Zirin also properly faults the owners for citing the economic collapse but then proposing no reduction in ticket, parking, or food and drink charges for ordinary fans. Their taxes often regressive sales taxes have financed many of the new stadiums that benefit both players and owners. The players union itself might step into this void with a concrete proposal for reduced ticket prices. This action would constitute a sacrifice on the part of both players and owners for the fans. (The size of such a giveback might be based on the level of municipal subsidy the teams were receiving.)
Perhaps the most significant and enduring cultural statement the players union could make would be to ask: who needs owners? Given the reluctance of some networks to challenge the NFL and pre-exisitng contracts with some stadiums, players could not make as much money as currently, but they would be able to generate far more than chump change.

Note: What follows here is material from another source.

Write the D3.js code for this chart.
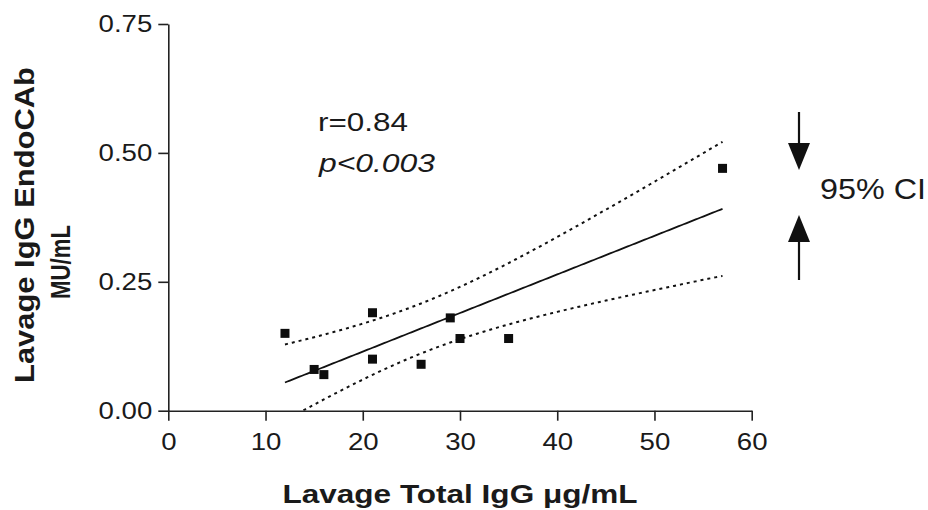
<!DOCTYPE html>
<html>
<head>
<meta charset="utf-8">
<script src="https://cdn.jsdelivr.net/npm/d3@7"></script>
<style>
  html, body { margin: 0; padding: 0; background: #fff; }
  svg { display: block; }
  text { font-family: "Liberation Sans", Arial, Helvetica, sans-serif; fill: #1a1a1a; }
</style>
</head>
<body>
<svg id="chart" width="928" height="510"></svg>
<script>
// ---- data ----
const totalIgG = [12, 15, 16, 21, 21, 26, 29, 30, 35, 57];           // x, µg/mL
const endoCAb  = [0.15, 0.08, 0.07, 0.19, 0.10, 0.09, 0.18, 0.14, 0.14, 0.47]; // y, MU/mL
const xTicks = [0, 10, 20, 30, 40, 50, 60];
const yTicks = [0.00, 0.25, 0.50, 0.75];
const xTitle = "Lavage Total IgG \u03BCg/mL";
const yTitleLines = ["Lavage IgG EndoCAb", "MU/mL"];
const statLines = ["r=0.84", "p<0.003"];
const ciLabel = "95% CI";
const tCrit = 2.306; // t(0.975, df = 8)

// ---- layout ----
const svg = d3.select("#chart");
const x = d3.scaleLinear().domain([0, 60]).range([168.3, 751.7]);
const y = d3.scaleLinear().domain([0, 0.75]).range([410.7, 24]);
const stretch = 1.15;

function widen(sel, k) {
  sel.each(function () {
    const w = this.getComputedTextLength();
    this.setAttribute("textLength", w * k);
    this.setAttribute("lengthAdjust", "spacingAndGlyphs");
  });
}

// ---- regression + 95% confidence band of the fit ----
const n = totalIgG.length;
const mx = d3.mean(totalIgG), my = d3.mean(endoCAb);
let sxx = 0, sxy = 0;
for (let i = 0; i < n; i++) {
  sxx += (totalIgG[i] - mx) ** 2;
  sxy += (totalIgG[i] - mx) * (endoCAb[i] - my);
}
const slope = sxy / sxx, intercept = my - slope * mx;
let sse = 0;
for (let i = 0; i < n; i++) sse += (endoCAb[i] - (intercept + slope * totalIgG[i])) ** 2;
const s = Math.sqrt(sse / (n - 2));
const xmin = d3.min(totalIgG), xmax = d3.max(totalIgG);
const fitX = d3.range(xmin, xmax + 1e-9, (xmax - xmin) / 180);
const band = fitX.map(v => {
  const yhat = intercept + slope * v;
  const half = tCrit * s * Math.sqrt(1 / n + (v - mx) ** 2 / sxx);
  return { x: v, fit: yhat, lo: yhat - half, hi: yhat + half };
});

// clip to plot area
svg.append("defs").append("clipPath").attr("id", "plotclip")
  .append("rect").attr("x", x(0)).attr("y", y(0.75))
  .attr("width", x(60) - x(0)).attr("height", y(0) - y(0.75));

const plot = svg.append("g").attr("clip-path", "url(#plotclip)");
const lineOf = key => d3.line().x(d => x(d.x)).y(d => y(d[key]));

plot.append("path").datum(band).attr("d", lineOf("hi"))
  .attr("fill", "none").attr("stroke", "#111").attr("stroke-width", 2)
  .attr("stroke-dasharray", "3,4");
plot.append("path").datum(band).attr("d", lineOf("lo"))
  .attr("fill", "none").attr("stroke", "#111").attr("stroke-width", 2)
  .attr("stroke-dasharray", "3,4");
plot.append("path").datum(band).attr("d", lineOf("fit"))
  .attr("fill", "none").attr("stroke", "#111").attr("stroke-width", 1.8);

// ---- axes ----
const xAxis = d3.axisBottom(x).tickValues(xTicks).tickSize(10).tickSizeOuter(0).tickPadding(8);
const yAxis = d3.axisLeft(y).tickValues(yTicks).tickSize(10).tickSizeOuter(0).tickPadding(6)
  .tickFormat(d3.format(".2f"));

const gx = svg.append("g").attr("transform", `translate(0,${y(0)})`).call(xAxis);
const gy = svg.append("g").attr("transform", `translate(${x(0)},0)`).call(yAxis);
[gx, gy].forEach(g => {
  g.select(".domain").attr("stroke", "#222").attr("stroke-width", 1.6);
  g.selectAll(".tick line").attr("stroke", "#222").attr("stroke-width", 1.6);
  g.selectAll(".tick text").attr("font-size", 24).attr("fill", "#1a1a1a")
    .attr("font-family", "Liberation Sans, Arial, sans-serif");
});
gx.selectAll(".tick text").attr("dy", "0.9em");
widen(gx.selectAll(".tick text"), stretch);
widen(gy.selectAll(".tick text"), stretch);

// ---- points ----
const sq = 9;
svg.append("g").selectAll("rect").data(totalIgG.map((v, i) => [v, endoCAb[i]]))
  .join("rect")
  .attr("x", d => x(d[0]) - sq / 2).attr("y", d => y(d[1]) - sq / 2)
  .attr("width", sq).attr("height", sq).attr("fill", "#0d0d0d");

// ---- axis titles ----
const xt = svg.append("text").attr("x", 460).attr("y", 503).attr("text-anchor", "middle")
  .attr("font-size", 26).attr("font-weight", "bold").text(xTitle);
xt.attr("textLength", 355).attr("lengthAdjust", "spacingAndGlyphs");

const yt1 = svg.append("text").attr("transform", "translate(34,225) rotate(-90)")
  .attr("text-anchor", "middle").attr("font-size", 27).attr("font-weight", "bold")
  .text(yTitleLines[0]);
yt1.attr("textLength", 316).attr("lengthAdjust", "spacingAndGlyphs");
const yt2 = svg.append("text").attr("transform", "translate(70,262) rotate(-90)")
  .attr("text-anchor", "middle").attr("font-size", 27).attr("font-weight", "bold")
  .text(yTitleLines[1]);
yt2.attr("textLength", 74).attr("lengthAdjust", "spacingAndGlyphs");

// ---- annotations ----
svg.append("text").attr("x", 318).attr("y", 131).attr("font-size", 25)
  .attr("textLength", 90).attr("lengthAdjust", "spacingAndGlyphs").text(statLines[0]);
svg.append("text").attr("x", 319).attr("y", 172).attr("font-size", 25)
  .attr("font-style", "italic")
  .attr("textLength", 116).attr("lengthAdjust", "spacingAndGlyphs").text(statLines[1]);

svg.append("text").attr("x", 820).attr("y", 199).attr("font-size", 30)
  .attr("textLength", 106).attr("lengthAdjust", "spacingAndGlyphs").text(ciLabel);

// CI arrows
const ax = 799;
const arrows = svg.append("g").attr("fill", "#111").attr("stroke", "#111");
arrows.append("line").attr("x1", ax).attr("x2", ax).attr("y1", 112).attr("y2", 146).attr("stroke-width", 2.2);
arrows.append("path").attr("d", `M${ax - 11},143 L${ax + 11},143 L${ax},170 Z`).attr("stroke", "none");
arrows.append("line").attr("x1", ax).attr("x2", ax).attr("y1", 240).attr("y2", 280).attr("stroke-width", 2.2);
arrows.append("path").attr("d", `M${ax - 11},242 L${ax + 11},242 L${ax},215 Z`).attr("stroke", "none");
</script>
</body>
</html>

I acknowledge this scenario would be the greatest upset in sports. Players currently lack the political consciousness to contemplate let alone attempt such endeavors. Among many daunting tasks would be that of deciding on formulas and procedures to choose rosters and allocate income between star and average players. Nonetheless, citizens, just like fans of any team, are entitled to their fantasies. Even serious discussion of this possibility might shake our politics. It could send a shiver down the spines not only of NFL owners but also of many other Fortune 500 owners, CEOs and Boards of Directors.